Sunday, January 01, 2006

Chronicles of Narnia: The Lion, the Witch, and the Disappointment

I wasn't hoping for anything great, but after seeing the Chronicles of Narnia the other day I was definitely disappointed. With the exception of the youngest, the child actors were stiff and their characters not particularly likeable.

***SPOILER ALERT***: The following few points about why I was disappointed give away some of the plot, so those who haven't seen it yet may not want to continue reading....

Too many events felt arbitrary, from when and how the wardrobe served as a gateway to Narnia vs. just a wardrobe, to what "laws" the magic of Narnia operated under, to the "prophecy" of the children's role in defeating the witch. Aslan the lion "sacrifices" himself to save one of the children, but we later find out it was more of a lawyer-ly technicality rather than true sacrifice: he knew that the way the "deep magic" of Narnia worked would let him be reborn rather than be truly dead when he 'gave his life' earlier.

We also had the odd intrusion of Santa (!!!) into the movie, and to top it all off he serves as a sort of arms dealer for the kids, handing them weapons and other goodies to triumph in battle later.

The children seemed to be led by the nose through the whole adventure rather than truly showing intelligence, fortitude, or creativity.

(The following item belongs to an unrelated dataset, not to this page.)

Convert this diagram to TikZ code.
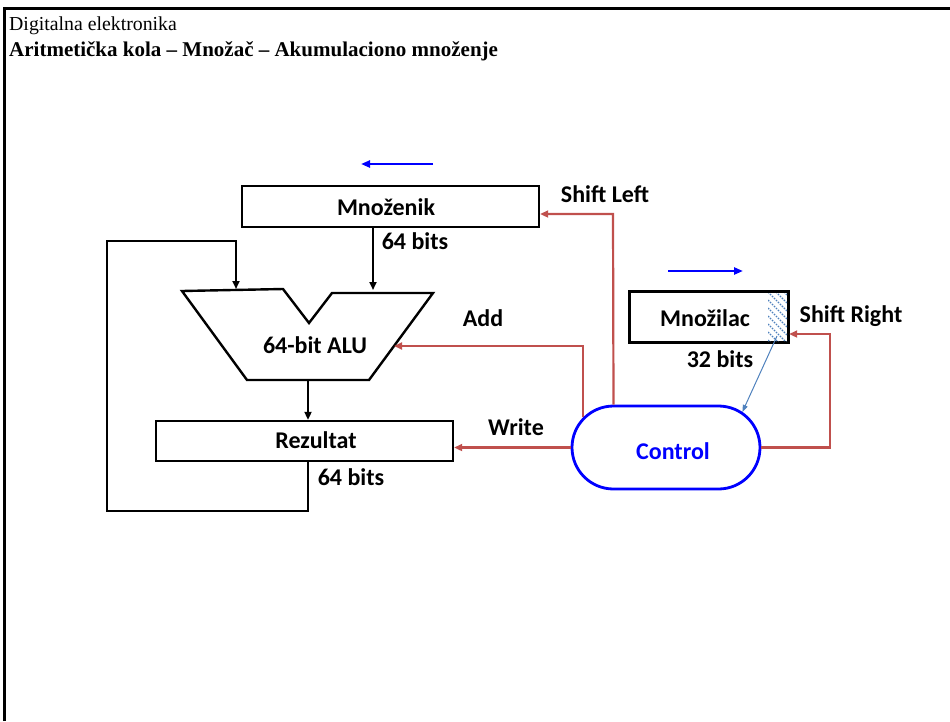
\documentclass[tikz,border=0pt]{standalone}
\usepackage{fontspec}
\setmainfont{Liberation Serif}
\newfontfamily\calfont{Carlito}
\usetikzlibrary{shapes.misc,arrows.meta,calc}
\definecolor{rd}{RGB}{192,80,77}
\definecolor{bl}{RGB}{0,0,255}
\definecolor{sb}{RGB}{79,129,189}
\begin{document}
\begin{tikzpicture}[x=1pt,y=-1pt,
  lbl/.style={font=\calfont\bfseries\fontsize{24}{28}\selectfont, inner sep=0pt},
  reg/.style={draw, line width=2.4pt, inner sep=0pt},
  wire/.style={line width=2pt},
  arr/.style={line width=2pt, -{Triangle[length=8pt,width=7pt]}},
  rarr/.style={rd, line width=2.2pt, -{Triangle[length=8pt,width=7pt]}},
  barr/.style={bl, line width=2.5pt, -{Triangle[length=9pt,width=7pt]}}]
\useasboundingbox (0,0) rectangle (950,721);
% frame
\draw[line width=3pt] (4,721) -- (4,8) -- (950,8);
% titles
\node[anchor=base west, inner sep=0pt, font=\fontsize{19.8}{23}\selectfont] (t1) at (9,30) {Digitalna elektronika};
\node[anchor=base west, inner sep=0pt, font=\bfseries\fontsize{21}{24}\selectfont] (t2) at (9,56) {Aritmetička kola – Množač – Akumulaciono množenje};
% registers
\node[reg, minimum width=297pt, minimum height=41pt] (mnoz) at (390.5,206.5) {};
\node[lbl] (mnozl) at (386,207) {Množenik};
\node[reg, minimum width=297pt, minimum height=40pt] (rez) at (304.5,441) {};
\node[lbl] (rezl) at (316,440) {Rezultat};
\node[reg, minimum width=158pt, minimum height=50pt] (mlr) at (709,317) {};
% hatch
\begin{scope}
  \clip (768,293) rectangle (787,341);
  \foreach \k in {-40,-32,...,60}
    \draw[sb, line width=1.2pt, dash pattern=on 1.6pt off 1.2pt] (768,292+\k) -- (790,314+\k);
\end{scope}
\draw[line width=2.4pt] (mlr.north west) rectangle (mlr.south east);
\node[lbl] (mlrl) at (705,318) {Množilac};
% control
\node[draw=bl, line width=2.8pt, rounded rectangle, minimum width=188pt, minimum height=83pt, inner sep=0pt] (ctrl) at (666,447.5) {};
\node[lbl, text=bl] (ctrll) at (673,451) {Control};
% ALU
\draw[line width=2.4pt, line join=miter] (182,291) -- (283,289) -- (309,323) -- (332,293) -- (433,293) -- (369,380) -- (247,380) -- cycle;
\node[lbl] (alul) at (315,345) {64-bit ALU};
\coordinate (aluA) at (236,289);
\coordinate (aluB) at (373,290);
\coordinate (aluO) at (308,380);
\coordinate (aluR) at (394,346);
% labels
\node[lbl] (b1) at (415,241) {64 bits};
\node[lbl] (b2) at (351,477) {64 bits};
\node[lbl] (b3) at (720,359) {32 bits};
\node[lbl] (sl) at (605,194) {Shift Left};
\node[lbl] (sr) at (851,316) {Shift Right};
\node[lbl] (ad) at (483,318) {Add};
\node[lbl] (wr) at (516,427) {Write};
% black connectors
\draw[arr] (mnoz.south -| aluB) -- (aluB);
\draw[arr] (aluO) -- (rez.north -| aluO);
\coordinate (lpA) at (107,511);
\coordinate (lpB) at (107,241);
\draw[wire, -{Triangle[length=8pt,width=7pt]}] (rez.south -| aluO) |- (lpA) -- (lpB) -| (aluA);
% red connectors
\draw[rarr] (ctrl.west) -- (rez.east |- ctrl.west);
\draw[rarr] (ctrl.160) |- (aluR);
\coordinate (slC) at (613,214);
\draw[rarr] (ctrl.north west) -- (slC) -- (mnoz.east |- slC);
\coordinate (srC) at (830,334);
\draw[rarr] (ctrl.east) -| (srC) -- (mlr.east |- srC);
% blue
\coordinate (hatch) at (777,336);
\draw[sb, line width=1pt, -{Triangle[length=7pt,width=5pt]}] (hatch) -- (ctrl.25);
\coordinate (ba1) at (433,164);
\coordinate (ba2) at (361,164);
\draw[barr] (ba1) -- (ba2);
\coordinate (ba3) at (668,271);
\draw[barr] (ba3) -- (743,271);
\end{tikzpicture}
\end{document}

Things just seemed to constantly happen "Deus Ex Machina", which I suppose shouldn't be surprising given C.S. Lewis' intent to make this all a metaphor for Christianity.

The special effects were mostly good, and some of the Narnian creatures such as the beavers and Tumnus were likeable, and Tilda Swinton certainly did show more energy than anyone else as the witch. Liam Neeson's voicing of Aslan was soporific. He was gorgeously animated, but felt more like a kindly uncle than a strong, spiritual, charismatic leader.

Having said all this, I have a feeling I would have liked this movie much more as a kid, and imagine that most children would greatly enjoy it. But, I'm uncomfortable at the movie's attitude of violence as the only way to defeat your enemies. The Lord of the Rings certainly had its share of violence too, but the character of Gollum (amongst others) brought some interesting moral ambiguity into the mix, but Narnia is all black and white, with nothing but death being the way to handle your foes.